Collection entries
■ ■ ■ ■ ■

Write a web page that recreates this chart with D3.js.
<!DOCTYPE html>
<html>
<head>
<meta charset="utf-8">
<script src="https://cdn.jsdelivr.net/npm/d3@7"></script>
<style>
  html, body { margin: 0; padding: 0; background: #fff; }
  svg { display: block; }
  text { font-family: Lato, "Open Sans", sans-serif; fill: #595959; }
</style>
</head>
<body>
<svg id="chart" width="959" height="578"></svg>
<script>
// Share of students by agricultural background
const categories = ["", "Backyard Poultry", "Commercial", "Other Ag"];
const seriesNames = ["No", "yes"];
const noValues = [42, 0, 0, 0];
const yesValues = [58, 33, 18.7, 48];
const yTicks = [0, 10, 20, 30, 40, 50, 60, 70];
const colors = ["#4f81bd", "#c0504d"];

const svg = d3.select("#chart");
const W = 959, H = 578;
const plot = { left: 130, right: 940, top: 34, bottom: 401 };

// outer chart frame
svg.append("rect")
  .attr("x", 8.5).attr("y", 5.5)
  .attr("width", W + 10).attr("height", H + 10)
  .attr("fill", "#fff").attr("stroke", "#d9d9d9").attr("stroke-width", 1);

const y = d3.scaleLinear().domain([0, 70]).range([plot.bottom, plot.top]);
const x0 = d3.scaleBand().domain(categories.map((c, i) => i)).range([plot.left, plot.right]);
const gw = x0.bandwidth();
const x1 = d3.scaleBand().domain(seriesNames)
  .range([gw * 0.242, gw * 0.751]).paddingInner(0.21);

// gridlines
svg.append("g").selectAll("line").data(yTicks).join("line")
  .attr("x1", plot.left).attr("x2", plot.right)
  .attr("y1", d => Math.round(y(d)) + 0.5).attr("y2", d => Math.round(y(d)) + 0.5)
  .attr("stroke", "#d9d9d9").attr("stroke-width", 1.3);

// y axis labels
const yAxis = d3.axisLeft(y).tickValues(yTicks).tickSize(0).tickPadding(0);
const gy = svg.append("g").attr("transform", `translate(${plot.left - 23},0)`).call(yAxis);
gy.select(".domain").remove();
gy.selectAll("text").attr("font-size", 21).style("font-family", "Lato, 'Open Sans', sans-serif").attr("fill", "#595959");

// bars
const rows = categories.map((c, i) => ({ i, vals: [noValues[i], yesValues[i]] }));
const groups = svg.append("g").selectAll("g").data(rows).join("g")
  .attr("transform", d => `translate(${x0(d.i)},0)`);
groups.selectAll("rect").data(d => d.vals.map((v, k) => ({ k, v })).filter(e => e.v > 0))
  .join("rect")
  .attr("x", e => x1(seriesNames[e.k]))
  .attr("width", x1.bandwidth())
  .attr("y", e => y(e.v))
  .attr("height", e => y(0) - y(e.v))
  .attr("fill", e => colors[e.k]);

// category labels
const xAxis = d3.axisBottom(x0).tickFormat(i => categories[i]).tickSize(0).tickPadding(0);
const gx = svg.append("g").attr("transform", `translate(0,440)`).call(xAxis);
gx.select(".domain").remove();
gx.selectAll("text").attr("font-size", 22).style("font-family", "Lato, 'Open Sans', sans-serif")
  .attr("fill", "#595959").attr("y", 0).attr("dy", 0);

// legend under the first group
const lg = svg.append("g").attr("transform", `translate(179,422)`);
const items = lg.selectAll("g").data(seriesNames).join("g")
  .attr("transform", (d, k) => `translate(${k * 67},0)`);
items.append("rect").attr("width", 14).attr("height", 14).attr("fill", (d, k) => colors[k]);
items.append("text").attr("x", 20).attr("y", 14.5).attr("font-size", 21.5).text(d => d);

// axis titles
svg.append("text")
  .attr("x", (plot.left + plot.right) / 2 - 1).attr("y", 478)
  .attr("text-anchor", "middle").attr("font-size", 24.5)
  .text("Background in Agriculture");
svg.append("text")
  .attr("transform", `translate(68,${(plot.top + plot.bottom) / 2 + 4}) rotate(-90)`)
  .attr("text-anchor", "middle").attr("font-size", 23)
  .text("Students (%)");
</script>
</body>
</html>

■ ■ ■ ■ ■

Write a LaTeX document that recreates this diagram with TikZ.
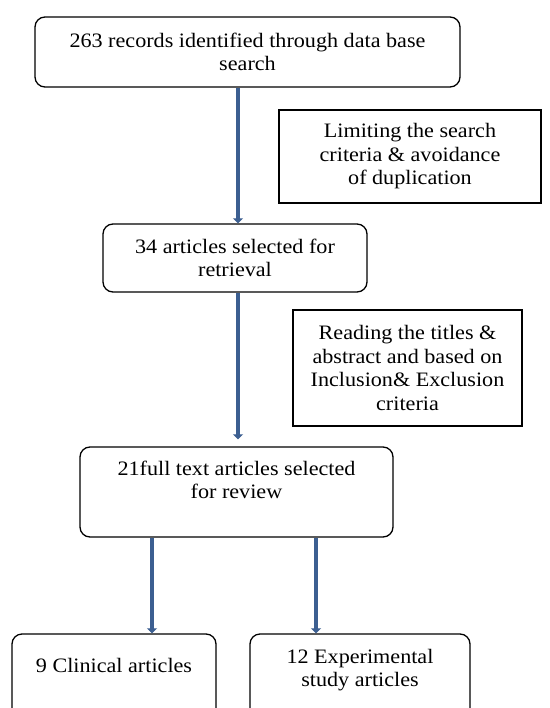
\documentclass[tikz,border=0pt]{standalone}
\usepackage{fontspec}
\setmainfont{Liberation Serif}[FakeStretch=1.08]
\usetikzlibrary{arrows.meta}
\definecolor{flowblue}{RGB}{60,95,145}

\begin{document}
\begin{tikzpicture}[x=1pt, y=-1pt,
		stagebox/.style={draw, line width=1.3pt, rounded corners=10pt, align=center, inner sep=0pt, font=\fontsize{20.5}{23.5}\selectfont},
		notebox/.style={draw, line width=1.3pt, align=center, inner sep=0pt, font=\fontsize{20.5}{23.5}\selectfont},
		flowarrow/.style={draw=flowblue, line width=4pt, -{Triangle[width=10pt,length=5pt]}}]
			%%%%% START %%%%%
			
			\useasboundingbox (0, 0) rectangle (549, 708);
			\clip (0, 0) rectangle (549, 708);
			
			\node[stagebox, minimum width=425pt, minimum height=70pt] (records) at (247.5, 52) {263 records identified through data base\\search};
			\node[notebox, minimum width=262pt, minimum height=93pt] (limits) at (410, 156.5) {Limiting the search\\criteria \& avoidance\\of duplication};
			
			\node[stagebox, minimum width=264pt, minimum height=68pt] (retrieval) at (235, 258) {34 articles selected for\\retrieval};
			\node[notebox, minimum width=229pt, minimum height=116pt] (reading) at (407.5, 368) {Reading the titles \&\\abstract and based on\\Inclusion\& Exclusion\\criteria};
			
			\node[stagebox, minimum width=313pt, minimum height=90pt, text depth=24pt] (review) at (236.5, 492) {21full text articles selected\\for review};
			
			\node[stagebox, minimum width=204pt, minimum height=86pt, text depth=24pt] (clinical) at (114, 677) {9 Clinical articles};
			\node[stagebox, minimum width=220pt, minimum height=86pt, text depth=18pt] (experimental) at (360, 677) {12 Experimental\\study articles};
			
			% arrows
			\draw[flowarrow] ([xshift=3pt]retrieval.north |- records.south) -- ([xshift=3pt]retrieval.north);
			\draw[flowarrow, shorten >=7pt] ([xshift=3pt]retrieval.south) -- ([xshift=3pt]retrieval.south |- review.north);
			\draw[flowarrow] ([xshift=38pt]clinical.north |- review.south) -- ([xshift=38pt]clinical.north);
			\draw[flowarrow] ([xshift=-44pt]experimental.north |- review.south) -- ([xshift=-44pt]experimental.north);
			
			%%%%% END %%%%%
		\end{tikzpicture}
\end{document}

■ ■ ■ ■ ■

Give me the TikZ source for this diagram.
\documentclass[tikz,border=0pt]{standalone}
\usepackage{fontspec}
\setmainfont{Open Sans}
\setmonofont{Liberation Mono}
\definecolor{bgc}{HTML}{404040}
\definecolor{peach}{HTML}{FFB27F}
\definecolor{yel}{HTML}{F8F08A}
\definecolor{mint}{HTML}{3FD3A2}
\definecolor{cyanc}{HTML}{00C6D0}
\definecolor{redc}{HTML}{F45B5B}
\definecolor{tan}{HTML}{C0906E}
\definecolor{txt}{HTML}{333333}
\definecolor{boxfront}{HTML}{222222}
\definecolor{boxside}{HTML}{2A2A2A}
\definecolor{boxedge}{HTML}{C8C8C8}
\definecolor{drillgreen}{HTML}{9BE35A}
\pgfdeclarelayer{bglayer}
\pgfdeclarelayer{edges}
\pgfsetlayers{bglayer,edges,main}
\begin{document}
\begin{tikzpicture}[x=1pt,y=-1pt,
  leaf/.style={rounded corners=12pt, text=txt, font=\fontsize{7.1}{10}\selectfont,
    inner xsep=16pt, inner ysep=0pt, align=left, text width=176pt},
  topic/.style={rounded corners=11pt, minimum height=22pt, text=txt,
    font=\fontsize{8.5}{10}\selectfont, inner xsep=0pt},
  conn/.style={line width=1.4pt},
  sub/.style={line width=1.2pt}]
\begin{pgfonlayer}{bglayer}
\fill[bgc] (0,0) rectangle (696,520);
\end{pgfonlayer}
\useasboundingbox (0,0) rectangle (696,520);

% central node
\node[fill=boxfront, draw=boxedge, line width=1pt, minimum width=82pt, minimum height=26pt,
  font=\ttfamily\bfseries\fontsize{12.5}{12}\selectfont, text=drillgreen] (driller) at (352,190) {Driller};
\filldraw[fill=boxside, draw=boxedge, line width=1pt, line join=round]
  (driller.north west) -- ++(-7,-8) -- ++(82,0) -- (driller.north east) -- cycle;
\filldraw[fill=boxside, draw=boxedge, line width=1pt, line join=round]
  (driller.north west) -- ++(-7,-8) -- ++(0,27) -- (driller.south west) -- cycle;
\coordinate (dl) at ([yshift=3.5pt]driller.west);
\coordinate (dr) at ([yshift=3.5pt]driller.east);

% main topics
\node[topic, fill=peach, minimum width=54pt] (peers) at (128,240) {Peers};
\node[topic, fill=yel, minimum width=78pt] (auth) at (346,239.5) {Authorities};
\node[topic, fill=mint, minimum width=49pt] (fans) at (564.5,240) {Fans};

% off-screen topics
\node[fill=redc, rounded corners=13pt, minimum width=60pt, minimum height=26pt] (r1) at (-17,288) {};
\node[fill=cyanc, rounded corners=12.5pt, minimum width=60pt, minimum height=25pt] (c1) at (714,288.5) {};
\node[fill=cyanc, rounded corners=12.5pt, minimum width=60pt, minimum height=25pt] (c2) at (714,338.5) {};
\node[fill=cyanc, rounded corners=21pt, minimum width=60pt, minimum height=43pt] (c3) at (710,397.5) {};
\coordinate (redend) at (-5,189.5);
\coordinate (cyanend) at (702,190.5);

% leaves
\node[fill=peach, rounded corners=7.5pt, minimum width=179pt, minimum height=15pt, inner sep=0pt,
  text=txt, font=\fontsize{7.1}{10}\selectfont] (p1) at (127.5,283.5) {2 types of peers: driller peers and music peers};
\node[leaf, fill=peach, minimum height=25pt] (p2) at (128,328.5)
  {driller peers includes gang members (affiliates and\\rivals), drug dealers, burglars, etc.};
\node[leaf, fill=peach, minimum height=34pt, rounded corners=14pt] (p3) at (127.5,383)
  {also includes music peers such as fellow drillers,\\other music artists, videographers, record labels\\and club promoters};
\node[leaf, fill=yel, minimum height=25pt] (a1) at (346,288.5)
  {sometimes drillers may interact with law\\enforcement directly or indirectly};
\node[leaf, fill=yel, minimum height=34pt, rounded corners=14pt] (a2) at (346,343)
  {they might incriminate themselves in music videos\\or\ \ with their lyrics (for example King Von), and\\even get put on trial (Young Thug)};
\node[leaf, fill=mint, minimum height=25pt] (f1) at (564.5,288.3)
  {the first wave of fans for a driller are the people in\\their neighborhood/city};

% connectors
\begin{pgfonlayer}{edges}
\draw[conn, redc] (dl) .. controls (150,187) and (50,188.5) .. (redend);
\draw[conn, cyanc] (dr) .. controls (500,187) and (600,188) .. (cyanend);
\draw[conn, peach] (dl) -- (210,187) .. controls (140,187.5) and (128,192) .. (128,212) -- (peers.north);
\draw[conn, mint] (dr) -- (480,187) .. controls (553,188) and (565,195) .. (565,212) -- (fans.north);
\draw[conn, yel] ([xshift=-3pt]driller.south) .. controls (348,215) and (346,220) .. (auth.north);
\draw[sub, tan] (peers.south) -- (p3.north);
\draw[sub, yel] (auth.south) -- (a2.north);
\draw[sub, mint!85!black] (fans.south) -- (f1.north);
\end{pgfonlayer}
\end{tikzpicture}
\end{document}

■ ■ ■ ■ ■

### WRITTEN EXERCISE
Only the lines from "Write a LaTeX" through "minimum width=220pt, minimum" should appear in your output, copied exactly with both end lines, and with no pictures.

### FINISHED ANSWER
Write a LaTeX document that recreates this diagram with TikZ.
\documentclass[tikz,border=0pt]{standalone}
\usepackage{fontspec}
\setmainfont{Liberation Serif}[FakeStretch=1.08]
\usetikzlibrary{arrows.meta}
\definecolor{flowblue}{RGB}{60,95,145}

\begin{document}
\begin{tikzpicture}[x=1pt, y=-1pt,
		stagebox/.style={draw, line width=1.3pt, rounded corners=10pt, align=center, inner sep=0pt, font=\fontsize{20.5}{23.5}\selectfont},
		notebox/.style={draw, line width=1.3pt, align=center, inner sep=0pt, font=\fontsize{20.5}{23.5}\selectfont},
		flowarrow/.style={draw=flowblue, line width=4pt, -{Triangle[width=10pt,length=5pt]}}]
			%%%%% START %%%%%
			
			\useasboundingbox (0, 0) rectangle (549, 708);
			\clip (0, 0) rectangle (549, 708);
			
			\node[stagebox, minimum width=425pt, minimum height=70pt] (records) at (247.5, 52) {263 records identified through data base\\search};
			\node[notebox, minimum width=262pt, minimum height=93pt] (limits) at (410, 156.5) {Limiting the search\\criteria \& avoidance\\of duplication};
			
			\node[stagebox, minimum width=264pt, minimum height=68pt] (retrieval) at (235, 258) {34 articles selected for\\retrieval};
			\node[notebox, minimum width=229pt, minimum height=116pt] (reading) at (407.5, 368) {Reading the titles \&\\abstract and based on\\Inclusion\& Exclusion\\criteria};
			
			\node[stagebox, minimum width=313pt, minimum height=90pt, text depth=24pt] (review) at (236.5, 492) {21full text articles selected\\for review};
			
			\node[stagebox, minimum width=204pt, minimum height=86pt, text depth=24pt] (clinical) at (114, 677) {9 Clinical articles};
			\node[stagebox, minimum width=220pt, minimum height=86pt, text depth=18pt] (experimental) at (360, 677) {12 Experimental\\study articles};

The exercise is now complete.